The jailbreak trial of Mohamed Morsi has been postponed to 22 February as Egypt's ousted president made his second appearance in court since the army overthrew him on 3 July amid mass protests against his rule. 

The first session was held at the Police Academy in Cairo on Tuesday. Morsi, along with other 21 Islamist defendants, spent the session in a sound-proof glass cage that was set up to prevent a repeat of the interruptions they made in their first court appearance last year.

The rest of the defendants, including some 70 Palestinians, are on the run and being tried in absentia.

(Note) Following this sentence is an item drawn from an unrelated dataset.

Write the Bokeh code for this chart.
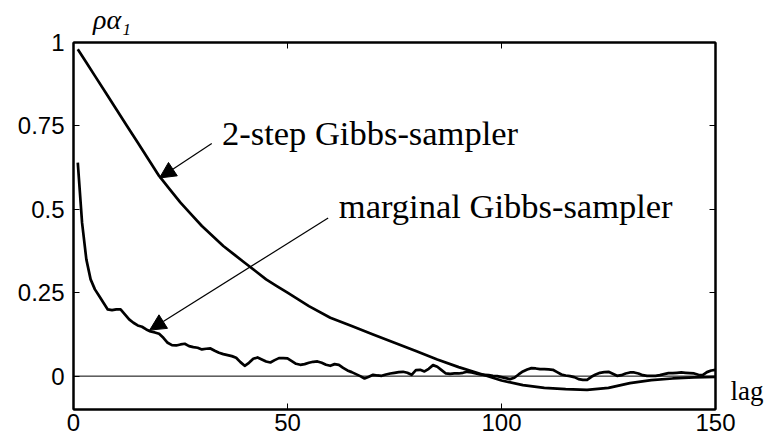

The ousted president told the court he had been flown to the trial location at 7pm the previous night and insisted he is a political prisoner, not a detainee. "I am the legitimate president of the country," he told the court "and this trial is not legal." The detainees chanted "Down with military rule."

But in a surprise move, he appointed Islamist thinker Mohamed Selim El-Awa as his defence lawyer, who shall represent him in this trial and all three other cases Morsi faces. In a separate trial for inciting violence, Morsi repeatedly refused to appoint a lawyer, saying he did not recognise the court's authority.

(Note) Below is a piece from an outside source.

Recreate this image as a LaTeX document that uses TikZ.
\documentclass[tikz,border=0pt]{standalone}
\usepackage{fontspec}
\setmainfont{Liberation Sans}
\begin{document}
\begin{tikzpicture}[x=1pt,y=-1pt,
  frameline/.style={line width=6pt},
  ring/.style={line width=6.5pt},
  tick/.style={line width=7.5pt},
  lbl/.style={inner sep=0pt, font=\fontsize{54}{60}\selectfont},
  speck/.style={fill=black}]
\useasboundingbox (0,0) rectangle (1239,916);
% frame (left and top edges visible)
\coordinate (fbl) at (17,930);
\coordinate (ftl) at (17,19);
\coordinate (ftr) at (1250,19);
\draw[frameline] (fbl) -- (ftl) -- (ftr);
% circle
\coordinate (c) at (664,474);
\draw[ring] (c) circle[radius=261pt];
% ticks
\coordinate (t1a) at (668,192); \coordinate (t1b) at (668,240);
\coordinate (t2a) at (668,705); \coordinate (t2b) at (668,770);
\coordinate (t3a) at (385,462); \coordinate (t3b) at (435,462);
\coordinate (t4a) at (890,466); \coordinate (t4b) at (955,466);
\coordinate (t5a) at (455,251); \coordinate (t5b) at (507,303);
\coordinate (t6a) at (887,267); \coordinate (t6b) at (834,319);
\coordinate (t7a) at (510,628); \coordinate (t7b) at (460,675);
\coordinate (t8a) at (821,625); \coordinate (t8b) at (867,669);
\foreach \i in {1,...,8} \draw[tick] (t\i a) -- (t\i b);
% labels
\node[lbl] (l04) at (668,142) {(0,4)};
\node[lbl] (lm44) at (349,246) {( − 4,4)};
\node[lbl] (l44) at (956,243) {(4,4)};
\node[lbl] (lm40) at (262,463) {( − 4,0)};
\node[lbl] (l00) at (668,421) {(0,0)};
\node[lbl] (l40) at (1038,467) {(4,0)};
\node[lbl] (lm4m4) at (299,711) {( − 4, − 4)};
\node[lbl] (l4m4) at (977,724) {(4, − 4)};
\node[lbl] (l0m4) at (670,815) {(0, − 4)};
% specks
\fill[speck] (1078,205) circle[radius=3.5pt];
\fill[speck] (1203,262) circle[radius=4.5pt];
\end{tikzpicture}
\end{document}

El-Awa, a candidate in 2012 presidential election, defended several Muslim Brotherhood members during the reign of longtime autocrat Hosni Mubarak. But he has denied being officially affiliated to the group.

He was also legal advisor to the moderate-Islamist Wasat Party, a close ally of the Brotherhood.

The session was not broadcast live despite an earlier announcement that it would be aired on state-run television. It was broadcast few hours later. 

The date of the trial marks the third anniversary of the prison break that took place during the 18-day uprising against veteran strongman Mubarak in 2011.

"Null, null"

TV footage showed Morsi in white prison garb, nervously pacing back and forth in a cage in the courthouse, alongside other Islamist defendants who shouted "null, null" at the judges, whose legitimacy they refuse to acknowledge.

Morsi also shouted at the judge, telling him: "who are you?" The judge simply said "I'm the head of the Criminal Court" in response.

The charges are linked to the escape of more than 20,000 inmates from three Egyptian prisons during the early days of the 2011 popular revolt. Prosecutors said defendants face charges of damaging and setting fire to prison buildings, murder, and attempting to murder several people and looting prison weapons depots while allowing prisoners from the "Hamas movement, Lebanon's Hezbollah, Jihadists, Brotherhood [members] and other criminals" to break out of jails.

Morsi and 130 co-defendants are accused of "carrying out a plot to bring down the Egyptian state and its institutions." Prosecutors said over 800 fighters from Gaza had infiltrated Egypt, using RPGs and heavy armaments while storming three prisons, abducting four policemen and killing several other policemen and inmates.

The deposed president was flown by helicopter from his prison near the Mediterranean city of Alexandria to the court in eastern Cairo. Other co-defendants were transferred in armoured vehicles from Tora prison on the outskirts of Cairo.

Supporters of army chief Abdel-Fattah El-Sisi attempted to prevent Mohamed Abdel-Fattah and other defence lawyers from entering the premises and verbally abused them, according to Ahram Online's reporter at the scene.

They held aloft pictures of El-Sisi, who is tipped to become Egypt's next president after growing immensely popular since the army's overthrow of Morsi.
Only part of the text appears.